I really enjoyed writing Alexa, Sadie’s new best friend. Alexa is a passionate feminist and has started a pink-badge-wearing girl gang at the school in order to ‘support women’. With good intentions, she and the gang call out (‘and ‘cancel’) a male student for stalking a female student. The only problem is, he didn’t really do it. But Alexa’s righteousness blinds her to this truth. It was interesting to write a character who, in a very human way, is trying her best but getting things wrong. She’s not good, she’s not bad, she’s just a complicated, nuanced person.
What’s the best response you’ve ever had to your writing?
For this book in particular, I’ve had a lot of people tell me that they have experience with disordered eating (particularly binge eating, which Sadie struggles with in the story) and that it is a relief to see themselves on the page and feel like they’re not alone. I think this is one of the best things I could hope to do with my writing: help someone feel seen.
What book are you reading at the moment?
There are some brilliant new Aussie YA books out at the moment, including Lauren Draper’s The Museum of Broken Things, Kate Emery’s The Not So Chosen One and Holden Sheppard’s The Brink.
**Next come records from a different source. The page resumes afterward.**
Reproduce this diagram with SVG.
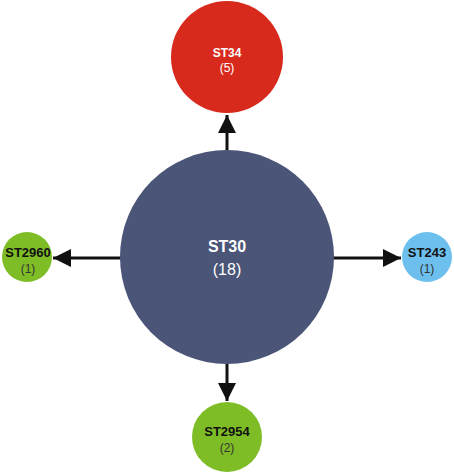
<svg xmlns="http://www.w3.org/2000/svg" width="454" height="475" viewBox="0 0 454 475">
<style>
.lbl{font-family:"Liberation Sans",Arial,sans-serif;font-weight:bold;text-anchor:middle}
.cnt{font-family:"Liberation Sans",Arial,sans-serif;text-anchor:middle}
.w{fill:#ffffff}
.k{fill:#111111}
.g{fill:#333333}
.edge{stroke:#111111;stroke-width:3;fill:none}
</style>
<defs>
<marker id="ah" viewBox="0 0 10 10" refX="10" refY="5" markerWidth="6" markerHeight="6" markerUnits="strokeWidth" orient="auto">
<path d="M0,0 L10,5 L0,10 Z" fill="#111111"/>
</marker>
</defs>
<rect width="454" height="475" fill="#ffffff"/>
<g id="connectors">
<line class="edge" x1="227" y1="151" x2="227" y2="115" marker-end="url(#ah)"/>
<line class="edge" x1="121" y1="258" x2="53" y2="258" marker-end="url(#ah)"/>
<line class="edge" x1="333" y1="258" x2="401" y2="258" marker-end="url(#ah)"/>
<line class="edge" x1="227" y1="362" x2="227" y2="401" marker-end="url(#ah)"/>
</g>
<g id="ST30">
<circle cx="227" cy="257" r="107" fill="#4a5578"/>
<text class="lbl w" x="227" y="252" font-size="16">ST30</text>
<text class="cnt w" x="227" y="275" font-size="16">(18)</text>
</g>
<g id="ST34">
<circle cx="227" cy="57" r="56" fill="#d82a1c"/>
<text class="lbl w" x="227" y="57" font-size="12">ST34</text>
<text class="cnt w" x="227" y="72" font-size="12">(5)</text>
</g>
<g id="ST2960">
<circle cx="27" cy="257" r="25" fill="#7ebd26"/>
<text class="lbl k" x="28" y="257" font-size="13">ST2960</text>
<text class="cnt g" x="28" y="273" font-size="12">(1)</text>
</g>
<g id="ST243">
<circle cx="427" cy="257" r="25" fill="#6dbfee"/>
<text class="lbl k" x="427" y="257" font-size="13">ST243</text>
<text class="cnt g" x="427" y="273" font-size="12">(1)</text>
</g>
<g id="ST2954">
<circle cx="227" cy="437" r="35" fill="#7ebd26"/>
<text class="lbl k" x="227" y="436" font-size="13">ST2954</text>
<text class="cnt g" x="227" y="452" font-size="12">(2)</text>
</g>
</svg>
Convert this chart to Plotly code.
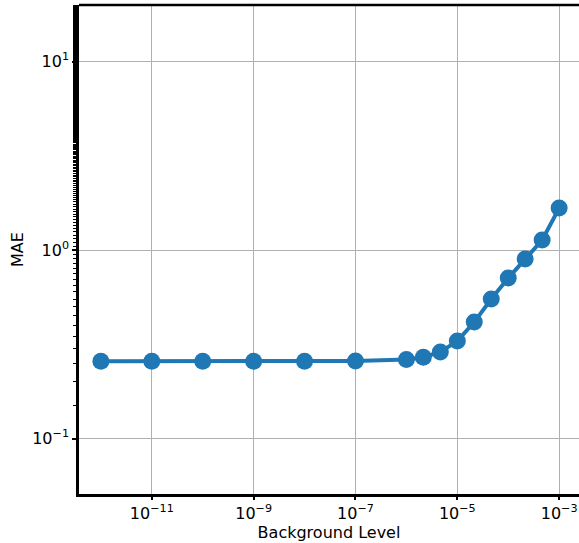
import plotly.graph_objects as go

bg_level = [1e-12, 1e-11, 1e-10, 1e-9, 1e-8, 1e-7,
            1e-6, 2.15e-6, 4.64e-6, 1e-5, 2.15e-5, 4.64e-5, 1e-4, 2.15e-4, 4.64e-4, 1e-3]
mae = [0.257, 0.257, 0.257, 0.257, 0.257, 0.258,
       0.263, 0.270, 0.288, 0.329, 0.415, 0.55, 0.71, 0.896, 1.13, 1.67]

x_tickvals = [1e-11, 1e-9, 1e-7, 1e-5, 1e-3]
x_ticktext = ["10<sup>\u221211</sup>", "10<sup>\u22129</sup>", "10<sup>\u22127</sup>",
              "10<sup>\u22125</sup>", "10<sup>\u22123</sup>"]
y_tickvals = [0.1, 1, 10]
y_ticktext = ["10<sup>\u22121</sup>", "10<sup>0</sup>", "10<sup>1</sup>"]

fig = go.Figure()
fig.add_trace(go.Scatter(
    x=bg_level, y=mae, mode="lines+markers",
    line=dict(color="#1f77b4", width=4),
    marker=dict(color="#1f77b4", size=17),
    showlegend=False,
))

fig.update_layout(
    width=579, height=543,
    margin=dict(l=79, r=0, t=5, b=49),
    paper_bgcolor="white", plot_bgcolor="white",
    font=dict(family="DejaVu Sans", size=16, color="black"),
    xaxis=dict(
        type="log", range=[-12.43, -2.61],
        tickvals=x_tickvals, ticktext=x_ticktext,
        showgrid=True, gridcolor="#b0b0b0", gridwidth=1,
        showline=True, linecolor="black", linewidth=2.5,
        ticks="outside", ticklen=3, tickwidth=1.5, tickcolor="black",
        zeroline=False,
        title=dict(text="Background Level", font=dict(size=16), standoff=0),
    ),
    yaxis=dict(
        type="log", range=[-1.294, 1.30],
        tickvals=y_tickvals, ticktext=y_ticktext,
        showgrid=True, gridcolor="#b0b0b0", gridwidth=1,
        showline=True, linecolor="black", linewidth=2.5,
        ticks="outside", ticklen=4, tickwidth=1.5, tickcolor="black",
        minor=dict(ticks="outside", ticklen=3, tickwidth=1, tickcolor="black", showgrid=False),
        zeroline=False,
        title=dict(text="MAE", font=dict(size=16), standoff=5),
    ),
    shapes=[dict(type="line", xref="paper", yref="paper", x0=0, x1=1, y0=1, y1=1,
                 line=dict(color="black", width=2.5))],
)

fig.write_html("out.html", config={"displayModeBar": False},
               post_script="document.body.style.margin='0';document.body.style.overflow='hidden';")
What’s your writing routine – if you have one?
I beat self-doubt to the desk by writing first thing in the morning. The earlier the better for me. Writing in a half-dream state allows me to be my most creative and least self-critical.
What’s the most useful writing advice you’ve been given?
Try to figure out what type of writing you’re really good at and do that. It might not be what you want it to be, or what you love to read, but that’s okay. My fortes are a strong voice and fast pacing—great for YA. I will probably never write a literary fiction masterpiece.